My kids are outside in my backyard playing basketball together or solo , playing hockey, ping pong, biking, roller blading ,video games with friends online(socializing) , I can imagine single kid households would make things more difficult.
[Reply]
dirk digler 09:01 AM 03-31-2020
This is not good.

https://www.sfchronicle.com/bayarea/...h-15167883.php


Originally Posted by :
The captain of a nuclear aircraft carrier with more than 100 sailors infected with the coronavirus pleaded Monday with U.S. Navy officials for resources to allow isolation of his entire crew and avoid possible deaths in a situation he described as quickly deteriorating.

The unusual plea from Capt. Brett Crozier, a Santa Rosa native, came in a letter obtained exclusively by The Chronicle and confirmed by a senior officer on board the aircraft carrier Theodore Roosevelt, which has been docked in Guam following a COVID-19 outbreak among the crew of more than 4,000 less than a week ago.

“This will require a political solution but it is the right thing to do,” Crozier wrote. “We are not at war. Sailors do not need to die. If we do not act now, we are failing to properly take care of our most trusted asset — our Sailors.”

In the four-page letter to senior military officials, Crozier said only a small contingent of infected sailors have been off-boarded. Most of the crew remain aboard the ship, where following official guidelines for 14-day quarantines and social distancing is impossible.

“Due to a warship’s inherent limitations of space, we are not doing this,” Crozier wrote. “The spread of the disease is ongoing and accelerating.” He asked for “compliant quarantine rooms” on shore in Guam for his entire crew “as soon as possible.”

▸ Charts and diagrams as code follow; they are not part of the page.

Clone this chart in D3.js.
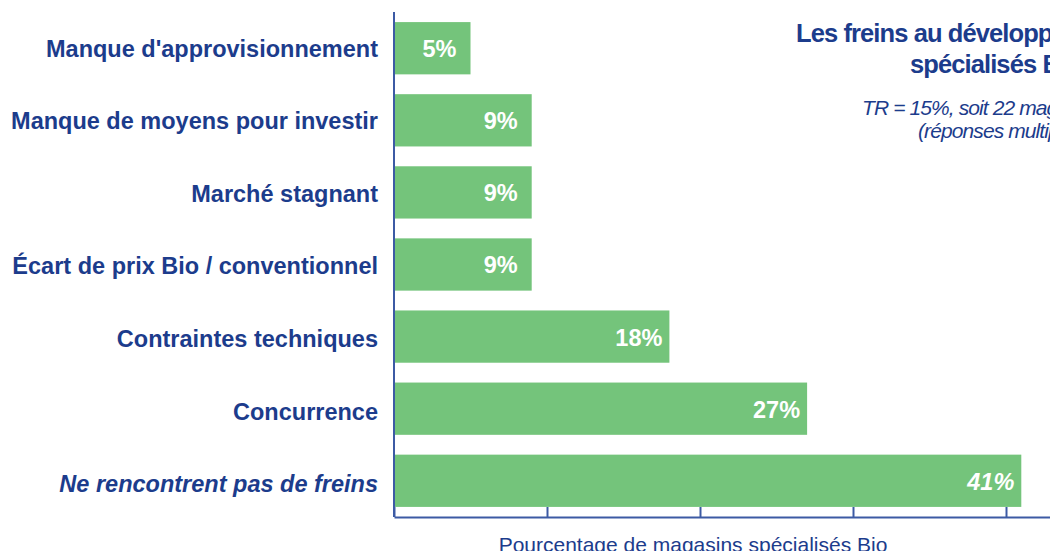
<!DOCTYPE html>
<html>
<head>
<meta charset="utf-8">
<script src="https://cdn.jsdelivr.net/npm/d3@7"></script>
<style>
  body { margin: 0; background: #fff; overflow: hidden; }
  text { font-family: Arial, "Liberation Sans", sans-serif; }
</style>
</head>
<body>
<script>
// donnees
var categories = [
    "Manque d'approvisionnement",
    "Manque de moyens pour investir",
    "Marché stagnant",
    "Écart de prix Bio / conventionnel",
    "Contraintes techniques",
    "Concurrence",
    "Ne rencontrent pas de freins"
];
var valeurs = [5, 9, 9, 9, 18, 27, 41];
var enItalique = [false, false, false, false, false, false, true];
var graduations = [0, 10, 20, 30, 40, 50];

var titre = ["Les freins au développement des magasins", "spécialisés Bio"];
var sousTitre = ["TR = 15%, soit 22 magasins", "(réponses multiples)"];
var titreAxe = "Pourcentage de magasins spécialisés Bio";

var width = 1050;
var height = 551;

var bleu = "#1c3c8c";
var bleuAxe = "#3c5aa4";
var vert = "#74c47b";

var margen = { arriba: 12, abajo: 34, izquierda: 394 };

var escalaX = d3.scaleLinear()
    .domain([0, 50])
    .range([margen.izquierda, margen.izquierda + 765]);

var escalaY = d3.scaleBand()
    .domain(categories)
    .range([margen.arriba, height - margen.abajo])
    .paddingInner(0.275)
    .paddingOuter(0.14);

var svg = d3.select("body")
    .append("svg")
    .attr("width", width)
    .attr("height", height);

var datos = categories.map(function (c, i) {
    return { categorie: c, valeur: valeurs[i], italique: enItalique[i] };
});

// barres
svg.selectAll("rect.barre")
    .data(datos)
    .join("rect")
    .attr("class", "barre")
    .attr("x", escalaX(0))
    .attr("y", function (d) { return escalaY(d.categorie); })
    .attr("width", function (d) { return escalaX(d.valeur) - escalaX(0); })
    .attr("height", escalaY.bandwidth())
    .attr("fill", vert);

// valeurs dans les barres
svg.selectAll("text.valeur")
    .data(datos)
    .join("text")
    .attr("class", "valeur")
    .attr("x", function (d) { return escalaX(d.valeur) - (d.valeur < 10 ? 14 : 7); })
    .attr("y", function (d) { return escalaY(d.categorie) + escalaY.bandwidth() / 2; })
    .attr("dy", "0.38em")
    .attr("text-anchor", "end")
    .attr("fill", "#fff")
    .style("font-size", "23.5px")
    .style("font-weight", "bold")
    .style("font-style", function (d) { return d.italique ? "italic" : "normal"; })
    .text(function (d) { return d.valeur + "%"; });

// libelles des categories
svg.selectAll("text.libelle")
    .data(datos)
    .join("text")
    .attr("class", "libelle")
    .attr("x", margen.izquierda - 16)
    .attr("y", function (d, i) { return escalaY(d.categorie) + escalaY.bandwidth() / 2 + i * 0.5; })
    .attr("dy", "0.36em")
    .attr("text-anchor", "end")
    .attr("fill", bleu)
    .style("font-size", "23.5px")
    .style("font-weight", "bold")
    .style("font-style", function (d) { return d.italique ? "italic" : "normal"; })
    .text(function (d) { return d.categorie; });

// axe horizontal, graduations vers le haut
var ejeX = d3.axisBottom(escalaX)
    .tickValues(graduations)
    .tickSize(-10)
    .tickSizeOuter(0)
    .tickFormat("");

var gEjeX = svg.append("g")
    .attr("transform", "translate(0," + (height - margen.abajo) + ")")
    .call(ejeX);
gEjeX.selectAll("path, line")
    .attr("stroke", bleuAxe)
    .attr("stroke-width", 2);

// axe vertical
svg.append("line")
    .attr("x1", escalaX(0))
    .attr("x2", escalaX(0))
    .attr("y1", margen.arriba)
    .attr("y2", height - margen.abajo)
    .attr("stroke", bleuAxe)
    .attr("stroke-width", 2);

// titre de l'axe
svg.append("text")
    .attr("x", 693)
    .attr("y", 552)
    .attr("text-anchor", "middle")
    .attr("fill", bleu)
    .style("font-size", "21px")
    .text(titreAxe);

// titre (deborde a droite comme dans l'original)
var debutsTitre = [796, 910];
svg.selectAll("text.titre")
    .data(titre)
    .join("text")
    .attr("class", "titre")
    .attr("x", function (d, i) { return debutsTitre[i]; })
    .attr("y", function (d, i) { return 42 + i * 31; })
    .attr("fill", bleu)
    .style("font-size", "25.5px")
    .style("font-weight", "bold")
    .style("letter-spacing", "-0.9px")
    .text(function (d) { return d; });

var debutsSousTitre = [862, 918];
svg.selectAll("text.soustitre")
    .data(sousTitre)
    .join("text")
    .attr("class", "soustitre")
    .attr("x", function (d, i) { return debutsSousTitre[i]; })
    .attr("y", function (d, i) { return 115 + i * 23; })
    .attr("fill", bleu)
    .style("font-size", "21px")
    .style("font-style", "italic")
    .style("letter-spacing", "-0.9px")
    .text(function (d) { return d; });
</script>
</body>
</html>
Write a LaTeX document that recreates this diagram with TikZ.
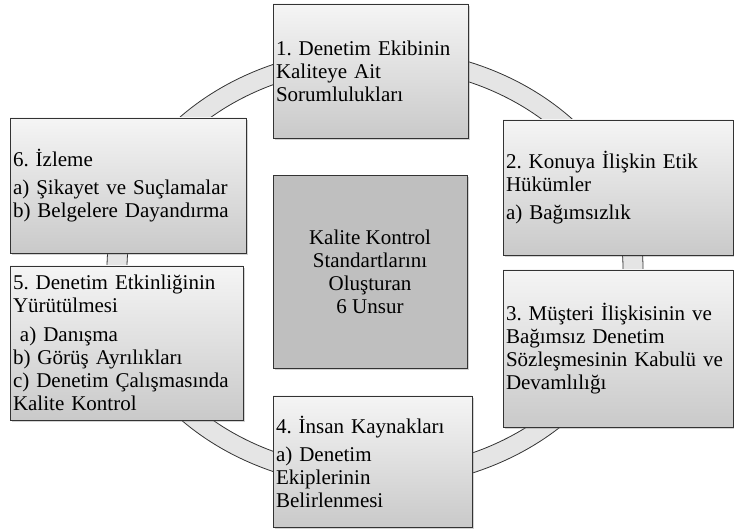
\documentclass[tikz,border=0pt]{standalone}
\usepackage{fontspec}
\setmainfont{Liberation Serif}
\usetikzlibrary{shadows}

\begin{document}
\frenchspacing
\begin{tikzpicture}[x=1pt, y=-1pt,
    unsur/.style ={rectangle, draw=black!80, thick, top color=gray!8, bottom color=gray!42,
      align=left, inner xsep=3pt, inner ysep=0pt, font=\fontsize{21}{23}\selectfont,
      drop shadow={shadow xshift=2pt, shadow yshift=-2pt, opacity=0.35}},
    merkez/.style ={rectangle, draw=black!80, thick, fill=gray!50, align=center,
      font=\fontsize{21}{23}\selectfont,
      drop shadow={shadow xshift=2pt, shadow yshift=-2pt, opacity=0.35}},
    halka/.style ={draw=black!80, thick, fill=gray!20, even odd rule}]
   \useasboundingbox (0,0) rectangle (734,529);
   \coordinate (O) at (375,268);

   % ring
   \path[halka] (O) ellipse [x radius=268, y radius=220]
                (O) ellipse [x radius=248, y radius=201];

   \node[merkez, minimum width=194pt, minimum height=193pt] (K) at (370,271.5)
     {Kalite Kontrol\\Standartlarını\\Oluşturan\\6 Unsur};

   \node[unsur, text width=189pt, minimum height=134pt] (U1) at (370.5,71)
     {1. Denetim Ekibinin\\Kaliteye Ait\\Sorumlulukları};
   \node[unsur, text width=224pt, minimum height=135pt] (U2) at (618,187.5)
     {2. Konuya İlişkin Etik\\Hükümler\\[5pt]a) Bağımsızlık};
   \node[unsur, text width=224pt, minimum height=157pt] (U3) at (618,348.5)
     {3. Müşteri İlişkisinin ve\\Bağımsız Denetim\\Sözleşmesinin Kabulü ve\\Devamlılığı};
   \node[unsur, text width=193pt, minimum height=131pt] (U4) at (372.5,461.5)
     {4. İnsan Kaynakları\\[5pt]a) Denetim\\Ekiplerinin\\Belirlenmesi};
   \node[unsur, text width=227pt, minimum height=154pt] (U5) at (126.5,343)
     {5. Denetim Etkinliğinin\\Yürütülmesi\\[6pt]\ a) Danışma\\b) Görüş Ayrılıkları\\c) Denetim Çalışmasında\\Kalite Kontrol};
   \node[unsur, text width=230pt, minimum height=135pt] (U6) at (128,185.5)
     {6. İzleme\\[5pt]a) Şikayet ve Suçlamalar\\b) Belgelere Dayandırma};
\end{tikzpicture}
\end{document}
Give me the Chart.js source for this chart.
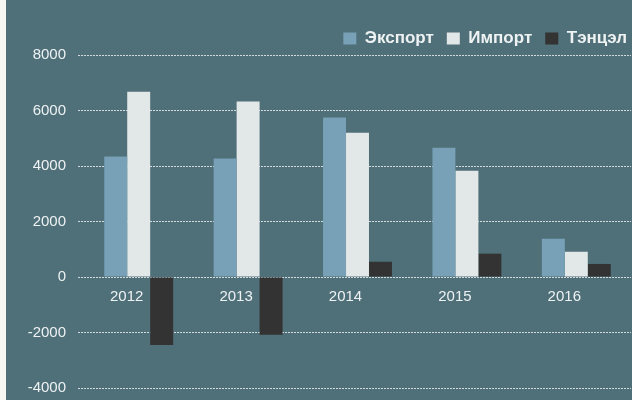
<!DOCTYPE html>
<html>
<head>
<meta charset="utf-8">
<script src="https://cdn.jsdelivr.net/npm/chart.js@4.4.1/dist/chart.umd.min.js"></script>
<style>
  html, body { margin: 0; padding: 0; background: #f6f7f2; overflow: hidden; }
  #wrap { position: absolute; left: 6px; top: 0; width: 626px; height: 400px; background: #4f6f79; overflow: hidden; }
</style>
</head>
<body>
<div id="wrap"><canvas id="myChart" width="626" height="409"></canvas></div>
<script>
// years on the x axis
var years = ["2012", "2013", "2014", "2015", "2016"];
// values
var exportVals = [4340, 4270, 5750, 4660, 1380];
var importVals = [6680, 6320, 5200, 3830, 910];
var balanceVals = [-2450, -2080, 550, 840, 470];
var seriesNames = ["Экспорт", "Импорт", "Тэнцэл"];
var barColors = ["#78a0b6", "#e2e7e7", "#333333"];

var tickFont = { family: "'Liberation Sans', sans-serif", size: 15 };
var gridColor = "rgba(255, 255, 255, 0.75)";

// pull the plot area a bit closer to the legend, and push the legend to the right edge
var legendTrim = {
    id: "legendTrim",
    beforeInit: function (chart) {
        var fit = chart.legend.fit;
        chart.legend.fit = function () {
            fit.bind(chart.legend)();
            this.height -= 2;
        };
    },
    afterLayout: function (chart) {
        chart.legend.left += 9;
        chart.legend.right += 9;
    }
};

new Chart("myChart", {
    type: "bar",
    data: {
        labels: years,
        datasets: [
            { label: seriesNames[0], data: exportVals, backgroundColor: barColors[0] },
            { label: seriesNames[1], data: importVals, backgroundColor: barColors[1] },
            { label: seriesNames[2], data: balanceVals, backgroundColor: barColors[2] }
        ]
    },
    options: {
        responsive: false,
        animation: false,
        layout: { padding: { top: 17, right: 1, bottom: 0, left: 0 } },
        datasets: {
            bar: { categoryPercentage: 0.63, barPercentage: 1 }
        },
        plugins: {
            legend: {
                position: "top",
                align: "end",
                labels: {
                    color: "#eef2f3",
                    boxWidth: 13,
                    boxHeight: 12,
                    padding: 13,
                    font: { family: "'Liberation Sans', sans-serif", size: 17, weight: "bold" }
                }
            },
            tooltip: { enabled: false }
        },
        scales: {
            x: {
                position: { y: 0 },
                grid: { display: false, drawTicks: false },
                border: { display: false },
                ticks: { color: "#eef2f3", font: tickFont, padding: 11, labelOffset: -12 }
            },
            y: {
                min: -4000,
                max: 8000,
                afterFit: function (scale) { scale.width = 78; },
                border: { display: false, dash: [2, 1] },
                grid: {
                    color: gridColor,
                    lineWidth: 1,
                    tickLength: 6,
                    tickColor: gridColor,
                    tickBorderDash: [2, 1]
                },
                ticks: {
                    stepSize: 2000,
                    color: "#eef2f3",
                    font: tickFont,
                    padding: 12,
                    callback: function (v) { return String(v); }
                }
            }
        }
    },
    plugins: [legendTrim]
});
</script>
</body>
</html>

“Removing the majority of personnel from a deployed U.S. nuclear aircraft carrier and isolating them for two weeks may seem like an extraordinary measure. ... This is a necessary risk,” Crozier wrote. “Keeping over 4,000 young men and women on board the TR is an unnecessary risk and breaks faith with those Sailors entrusted to our care.”

[Reply]
DaFace 09:03 AM 03-31-2020
Originally Posted by Monticore:
Kids risk of kids being infected is the same as anybody else, they might not get as ill but cans till spread it to their parents or grand parents who could be in a high risk category, losing a grandparent would bad for mental health .
On a similar note, they did an interview with Bill Gates on TED this past week, and he addressed the desire to open back up the economy and accept our fate.

I can't recall his exact words, but it was along the lines of "it's hard to convince people to go out there and spend money while ignoring the piles of bodies" and that people would be hesitant to go about normally while knowing they're making the problem worse.

He's got a point. The economy is fucked no matter what restrictions there are in place.